CGNet’s involvement with the people of central India has
brought it to the Indira Gandhi National Tribal University for the third
conference on Gondi language standardization. We will be keeping you updated as
events progress here.
The Indira Gandhi National Tribal University is hidden in
the hills near Amarkantak. To get here you must take a jeep some ten kilometres
up through the forest and the hills. The road is very bad but the view is very
good.
Good View |
Bad Road |
The university is brand new - so brand new, in fact, that much
of it is still being built – and it was founded to aid in the preservation and
of study of tribal cultures and to contribute to the broader field of tribal
welfare. It currently has around three thousand students and a hundred teaching
staff spread across twenty three departments (with plans for many more in the
coming years).
What better place to hold this conference in?

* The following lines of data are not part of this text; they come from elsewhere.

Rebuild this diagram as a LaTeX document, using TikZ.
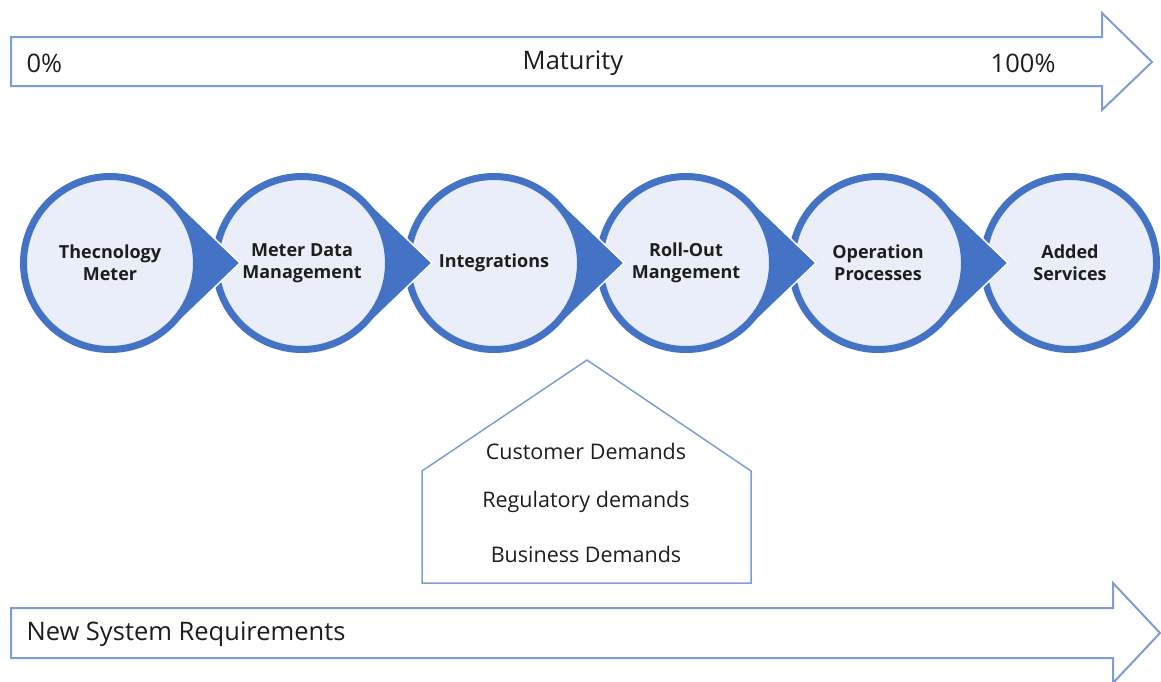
\documentclass[tikz,border=0pt]{standalone}
\usepackage{fontspec}
\setmainfont{Open Sans}
\usetikzlibrary{calc}
\definecolor{ringblue}{RGB}{68,114,196}
\definecolor{paleblue}{RGB}{233,238,248}
\definecolor{lineblue}{RGB}{126,157,214}
\definecolor{textgray}{RGB}{30,30,30}
\tikzset{
	stage/.style={circle,draw=ringblue,fill=paleblue,line width=7pt,minimum size=173pt,inner sep=0pt,align=center,text=textgray,font=\fontsize{18}{22}\selectfont\bfseries},
	stagetail/.style={fill=ringblue,draw=white,line width=1.5pt},
	bararrow/.style={draw=lineblue,line width=2pt,fill=white,line join=miter},
	demandbox/.style={draw=lineblue,line width=1.5pt},
	barlabel/.style={text=textgray,font=\fontsize{25.5}{30}\selectfont},
	demand/.style={text=textgray,font=\fontsize{21.5}{26}\selectfont}
}
\begin{document}
\begin{tikzpicture}[x=1pt,y=-1pt]
	\useasboundingbox (0,0) rectangle (1161,681);

	\draw[bararrow] (11,37) -- (1102,37) -- (1102,13) -- (1152,62) -- (1102,110) -- (1102,86) -- (11,86) -- cycle;
	\node[barlabel,anchor=west] (low) at (23,63) {0\%};
	\node[barlabel] (maturity) at (573,63) {Maturity};
	\node[barlabel,anchor=east] (high) at (1059,63) {100\%};

	\node[stage] (c6) at (1070,263) {Added\\Services};
	\foreach \i/\x/\txt in {5/878/{Operation\\Processes},4/686/{Roll-Out\\Mangement},3/494/{Integrations},2/302/{Meter Data\\Management},1/110/{Thecnology\\Meter}}{
		\coordinate (p\i) at (\x,263);
		\filldraw[stagetail] (p\i) -- ($(p\i)+(46:90)$) -- ($(p\i)+(130,0)$) -- ($(p\i)+(-46:90)$) -- cycle;
		\node[stage] (c\i) at (p\i) {\txt};
	}

	\draw[demandbox] (422,583) -- (422,471) -- (587,360) -- (751,471) -- (751,583) -- cycle;
	\node[demand] (customer) at (586,451) {Customer Demands};
	\node[demand] (regulatory) at (586,502) {Regulatory demands};
	\node[demand] (business) at (586,554) {Business Demands};

	\draw[bararrow] (11,608) -- (1113,608) -- (1113,583) -- (1160,633) -- (1113,683) -- (1113,658) -- (11,658) -- cycle;
	\node[barlabel,anchor=west] (newreq) at (23,634) {New System Requirements};
\end{tikzpicture}
\end{document}
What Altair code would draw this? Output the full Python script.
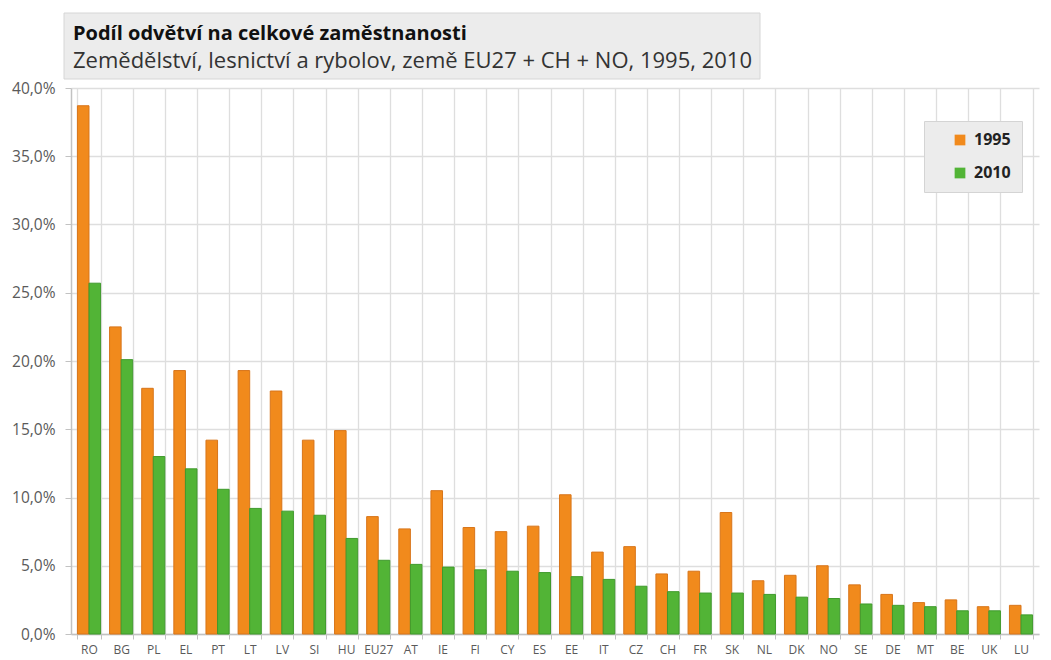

(Noted: symbolic resonances between work of building the university and the work of building a standardized version of Gondi) |
The conference begins tomorrow and there are all sorts of
last minute details to finalize. Roughly one hundred delegates from across six
states will be attending and, as exciting as this is for our project, it also
involves plenty of unexciting but necessary things (like organizing accommodation,
meals and transportation for one hundred delegates).
Luckily, we have this neat office/‘conference command hub’ to
work from. We are all working hard and we have plenty of chai. And, floating in over the hills, is the music and singing of local adivasi villages celebrating Diwali.